A animated flash advertisement when I logged off my webmailer led me to the page of Volvic fuer UNICEF, an initiative between (the water brand) Volvic and UNICEF that provides a simple marketing idea:
Buy 1 litre of Volvic naturelle water and they (Volvic) will pay the equivalent of 10 litres in form of financial aid to UNICEF – who are said to be drilling boreholes in the Amhara region of Ethiopia.
Wow.
What a perfect way to improve your public image.
Nothing new though, the project has been up and running since 2005 now, and there’s a credible (German) journalist doing his “research” on the ground to see every donation is properly used.
Now, before I delve into the usual criticism when it comes to dev aid, lemme get this straight:
People in Europe WANT to help other – poorer – people and they want this aid to arrive as a 100% sum. Obviously, it’s a noble idea.
See that screenshot above? It comes from the Volvic fuer Unicef website and informs visitors about recent activities, tells them where Ethiopia is, which region will benefit and even – and that’s a bit strange, I think – provides us with a gallery of donors that have already logged in on that site and donated for this cause.
Now, those 92 boreholes/wells may not be such a huge figure to the groundwater discharge problem, but as far as I am informed, “water is in abundant supply on the world’s poorest continent” and “poorly managed”.
Poorly managed, oh yes indeed.
So what do you – dear readers – think about such an intiative, considering various complex aspects such as
a) the usage of a mismanaged, but proud and rich country like Ethiopia to highlight some burning Millenium Developement Goals?
b) private companies trying to raise their sales & creating a positive product image by donating a certain amount for an x quantity of sold goods?
c) consumer’s desires to share their relative wealth with other, less fortunate people on this planet in a politically correct way?
As for me, I am bit undecided. It always freaks me out when I see this kind of advertisement (Africa = poor = help needed) – as already seen the other day.
Even IF we share 1 Euro/pp with another nation of our choice – will things improve? And is it only a matter of financial aid?

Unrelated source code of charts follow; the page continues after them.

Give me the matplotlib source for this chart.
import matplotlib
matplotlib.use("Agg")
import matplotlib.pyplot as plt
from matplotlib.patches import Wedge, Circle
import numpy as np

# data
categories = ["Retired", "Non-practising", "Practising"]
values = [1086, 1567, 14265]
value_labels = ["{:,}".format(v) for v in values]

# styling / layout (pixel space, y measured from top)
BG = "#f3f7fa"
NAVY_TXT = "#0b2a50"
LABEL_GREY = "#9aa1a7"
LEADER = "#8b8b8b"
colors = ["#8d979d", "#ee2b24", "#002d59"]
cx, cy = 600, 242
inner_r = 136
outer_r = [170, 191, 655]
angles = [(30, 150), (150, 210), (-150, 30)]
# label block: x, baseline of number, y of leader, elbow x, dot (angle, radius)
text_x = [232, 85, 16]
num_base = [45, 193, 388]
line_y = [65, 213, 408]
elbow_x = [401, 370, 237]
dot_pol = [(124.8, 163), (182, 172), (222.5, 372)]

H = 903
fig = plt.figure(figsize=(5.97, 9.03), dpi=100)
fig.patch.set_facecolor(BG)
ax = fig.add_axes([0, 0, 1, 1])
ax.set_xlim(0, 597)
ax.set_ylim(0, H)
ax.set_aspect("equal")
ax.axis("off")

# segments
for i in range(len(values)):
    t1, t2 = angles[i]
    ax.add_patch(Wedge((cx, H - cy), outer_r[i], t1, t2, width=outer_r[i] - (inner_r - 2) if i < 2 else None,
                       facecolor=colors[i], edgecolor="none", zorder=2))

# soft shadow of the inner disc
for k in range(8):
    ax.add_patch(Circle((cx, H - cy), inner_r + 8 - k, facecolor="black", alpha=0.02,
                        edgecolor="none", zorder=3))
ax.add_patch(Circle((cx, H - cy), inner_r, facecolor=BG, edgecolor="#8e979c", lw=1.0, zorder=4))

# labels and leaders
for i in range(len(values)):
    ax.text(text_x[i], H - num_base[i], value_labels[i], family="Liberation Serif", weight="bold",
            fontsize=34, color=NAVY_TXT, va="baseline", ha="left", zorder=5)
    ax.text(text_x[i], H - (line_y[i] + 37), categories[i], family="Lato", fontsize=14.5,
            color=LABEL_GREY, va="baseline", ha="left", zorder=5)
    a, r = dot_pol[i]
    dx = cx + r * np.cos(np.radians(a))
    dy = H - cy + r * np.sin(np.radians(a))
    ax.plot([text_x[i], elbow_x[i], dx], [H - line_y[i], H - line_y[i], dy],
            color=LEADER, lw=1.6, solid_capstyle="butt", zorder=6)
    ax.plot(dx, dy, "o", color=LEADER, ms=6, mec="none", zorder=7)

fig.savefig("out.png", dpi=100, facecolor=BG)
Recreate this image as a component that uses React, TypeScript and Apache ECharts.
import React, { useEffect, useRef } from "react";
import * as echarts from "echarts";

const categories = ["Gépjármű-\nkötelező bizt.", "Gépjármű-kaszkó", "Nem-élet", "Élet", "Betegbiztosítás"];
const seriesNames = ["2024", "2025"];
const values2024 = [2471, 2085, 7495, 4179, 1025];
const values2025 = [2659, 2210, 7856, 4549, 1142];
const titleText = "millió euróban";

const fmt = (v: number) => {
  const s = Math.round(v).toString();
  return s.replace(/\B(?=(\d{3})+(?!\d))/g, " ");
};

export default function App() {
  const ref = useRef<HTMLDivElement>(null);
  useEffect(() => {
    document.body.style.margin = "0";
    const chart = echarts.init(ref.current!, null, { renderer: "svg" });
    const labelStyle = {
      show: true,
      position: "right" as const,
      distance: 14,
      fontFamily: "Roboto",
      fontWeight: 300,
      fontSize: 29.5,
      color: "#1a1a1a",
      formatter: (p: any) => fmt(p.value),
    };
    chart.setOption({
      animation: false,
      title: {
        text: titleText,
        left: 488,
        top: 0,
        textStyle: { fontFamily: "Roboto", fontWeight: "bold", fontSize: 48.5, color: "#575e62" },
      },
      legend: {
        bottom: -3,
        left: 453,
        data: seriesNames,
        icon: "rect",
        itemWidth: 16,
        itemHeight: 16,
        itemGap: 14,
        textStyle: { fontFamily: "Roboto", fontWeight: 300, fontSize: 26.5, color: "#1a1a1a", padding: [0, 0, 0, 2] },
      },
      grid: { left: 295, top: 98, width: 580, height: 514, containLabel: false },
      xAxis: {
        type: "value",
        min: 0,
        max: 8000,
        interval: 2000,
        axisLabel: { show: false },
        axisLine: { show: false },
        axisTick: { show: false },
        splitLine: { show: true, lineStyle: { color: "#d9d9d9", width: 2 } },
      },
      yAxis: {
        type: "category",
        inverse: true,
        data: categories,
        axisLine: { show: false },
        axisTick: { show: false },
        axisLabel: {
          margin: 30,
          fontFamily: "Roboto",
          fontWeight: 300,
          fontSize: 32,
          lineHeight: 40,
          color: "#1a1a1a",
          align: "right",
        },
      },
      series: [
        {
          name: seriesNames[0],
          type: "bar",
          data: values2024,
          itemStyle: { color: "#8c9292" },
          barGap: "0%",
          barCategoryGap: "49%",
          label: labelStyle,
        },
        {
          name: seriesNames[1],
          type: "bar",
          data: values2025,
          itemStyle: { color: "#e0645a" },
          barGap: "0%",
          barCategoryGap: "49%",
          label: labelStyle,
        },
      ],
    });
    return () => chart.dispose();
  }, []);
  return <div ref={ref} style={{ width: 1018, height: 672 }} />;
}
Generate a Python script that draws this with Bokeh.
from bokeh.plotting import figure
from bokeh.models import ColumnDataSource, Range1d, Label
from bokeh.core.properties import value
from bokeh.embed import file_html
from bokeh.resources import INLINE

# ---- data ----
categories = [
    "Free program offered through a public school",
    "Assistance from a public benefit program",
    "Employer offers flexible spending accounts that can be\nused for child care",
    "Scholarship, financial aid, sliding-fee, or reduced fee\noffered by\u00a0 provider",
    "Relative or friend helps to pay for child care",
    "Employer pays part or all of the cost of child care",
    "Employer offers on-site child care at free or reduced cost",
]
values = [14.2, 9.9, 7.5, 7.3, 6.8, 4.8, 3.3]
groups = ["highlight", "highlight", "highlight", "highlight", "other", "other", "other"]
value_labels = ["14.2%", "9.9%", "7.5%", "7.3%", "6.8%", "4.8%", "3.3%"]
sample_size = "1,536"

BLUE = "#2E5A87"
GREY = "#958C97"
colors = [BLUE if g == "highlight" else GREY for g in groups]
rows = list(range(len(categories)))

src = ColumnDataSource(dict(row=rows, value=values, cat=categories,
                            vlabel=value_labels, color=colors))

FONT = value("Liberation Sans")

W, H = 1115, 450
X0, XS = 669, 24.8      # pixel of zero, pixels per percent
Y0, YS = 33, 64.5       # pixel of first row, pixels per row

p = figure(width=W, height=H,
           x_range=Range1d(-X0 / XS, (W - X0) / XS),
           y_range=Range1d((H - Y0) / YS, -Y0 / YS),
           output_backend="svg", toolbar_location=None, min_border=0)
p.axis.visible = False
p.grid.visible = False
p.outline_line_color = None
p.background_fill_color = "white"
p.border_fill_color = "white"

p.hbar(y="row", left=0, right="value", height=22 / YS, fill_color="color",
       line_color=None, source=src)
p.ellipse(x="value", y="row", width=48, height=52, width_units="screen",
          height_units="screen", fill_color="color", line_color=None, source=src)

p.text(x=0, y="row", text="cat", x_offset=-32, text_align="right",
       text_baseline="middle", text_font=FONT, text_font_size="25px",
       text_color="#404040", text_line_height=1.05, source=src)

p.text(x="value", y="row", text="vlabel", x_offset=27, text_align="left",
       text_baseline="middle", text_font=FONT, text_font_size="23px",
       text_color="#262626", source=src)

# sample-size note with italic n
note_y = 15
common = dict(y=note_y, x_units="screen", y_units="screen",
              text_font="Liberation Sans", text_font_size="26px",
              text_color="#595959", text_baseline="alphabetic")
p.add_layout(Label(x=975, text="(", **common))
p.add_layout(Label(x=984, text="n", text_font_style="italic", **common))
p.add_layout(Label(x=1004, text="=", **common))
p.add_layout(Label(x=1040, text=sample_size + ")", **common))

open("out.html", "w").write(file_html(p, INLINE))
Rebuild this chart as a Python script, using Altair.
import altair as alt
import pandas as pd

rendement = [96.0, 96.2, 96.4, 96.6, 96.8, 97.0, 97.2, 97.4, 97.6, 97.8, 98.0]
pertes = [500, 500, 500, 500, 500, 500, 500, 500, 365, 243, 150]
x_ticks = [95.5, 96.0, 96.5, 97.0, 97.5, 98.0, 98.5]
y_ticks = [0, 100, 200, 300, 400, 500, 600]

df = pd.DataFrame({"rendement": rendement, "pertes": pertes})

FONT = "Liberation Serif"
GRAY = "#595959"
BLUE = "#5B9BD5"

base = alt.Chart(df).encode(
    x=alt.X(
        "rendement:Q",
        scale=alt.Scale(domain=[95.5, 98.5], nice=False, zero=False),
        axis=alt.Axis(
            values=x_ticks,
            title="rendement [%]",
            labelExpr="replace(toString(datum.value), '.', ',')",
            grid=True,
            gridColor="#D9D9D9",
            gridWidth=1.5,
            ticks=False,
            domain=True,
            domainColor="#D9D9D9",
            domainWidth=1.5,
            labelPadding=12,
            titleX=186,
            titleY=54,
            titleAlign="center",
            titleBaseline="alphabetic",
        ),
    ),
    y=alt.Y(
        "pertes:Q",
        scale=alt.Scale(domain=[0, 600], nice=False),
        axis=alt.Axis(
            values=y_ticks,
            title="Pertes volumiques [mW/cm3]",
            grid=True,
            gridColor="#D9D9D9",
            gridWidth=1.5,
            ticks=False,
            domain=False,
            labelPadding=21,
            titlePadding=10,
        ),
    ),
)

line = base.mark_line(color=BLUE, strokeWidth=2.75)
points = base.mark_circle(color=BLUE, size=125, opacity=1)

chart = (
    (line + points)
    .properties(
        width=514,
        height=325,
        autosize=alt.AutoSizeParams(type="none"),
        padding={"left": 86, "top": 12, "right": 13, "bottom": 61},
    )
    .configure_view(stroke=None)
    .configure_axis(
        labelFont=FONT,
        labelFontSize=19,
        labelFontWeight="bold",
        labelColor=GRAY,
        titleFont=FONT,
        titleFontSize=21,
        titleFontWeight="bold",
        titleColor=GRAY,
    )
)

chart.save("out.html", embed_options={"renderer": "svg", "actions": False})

What about poor management? What about those young academics who are educated abroad and then have to settle for a 300,- EUR/month job with a governmental institution once they come back? Are they going to be the Cheetah generation? Or are they rather going to stick to the rules and manage to climb the institutional job ladder in order to support their families and continue managing the mismanagement they’ve inherited from the retiring Hippos?
I think that Ethiopia does not really need this help. Sure, it’s a nice gift and comes for free + provides further income, but is this the way to help?
How do you feel about this?
Hallo
I feel thats the not right way to help.
greetings
Rebecca
That’s what I think: http://fiftyeight.net/?p=281
Andrew Mwenda, a ugandan journalist, pretty much has alot of answers to some of these issues, but I assume you read his opinion, jke. Whats yours?
Other than that; Volvic seems to be mimicking Krombacher (German Beer Brewery) and their corporate social responsibility- action plan, and guess what: In my opinion they don’t give a sheep about development aid.
It’s all about accumulating sales through image-branding CSR-events (would they do such markting during european winters? I doubt it).
Like Mwenda says “(..) Of course western donours [and their clients/consumers] want to see that the hungry are fed, the sick are healed. ”
They do NOT see, that creating financial incentives for Microsoft in order to start investing e.g. in Uganda would be the solution to reducing poverty.
The simplest way of reducing poverty is “making the rich richer in order make poor less poor.”
Awkward and ethically incorrect, but it does make sense-to me at least…
http://www.weltwoche.ch/artikel/?AssetID=15091&CategoryID=82
(Interview in german)
Sebastian, thx, hadn’t seen this article/interview with Mwenda. Interesting.
My opinion? Somewhere in between a mixture of Zed’s opinion on this (marketing approach) and Shikwati / Mwenda ‘s position on dev aid – and this although I am working right in the middle of one huge donor org. Talking about changing a system from within….
And also, as much as I appreciate private initiatives (=> Volvic), I wonder how this will destabilize any governmental institutions and (political) approaches.
Dev aid is a business. And so is selling water.
Another interesting article on SPIEGEL online about the AID Business (in german)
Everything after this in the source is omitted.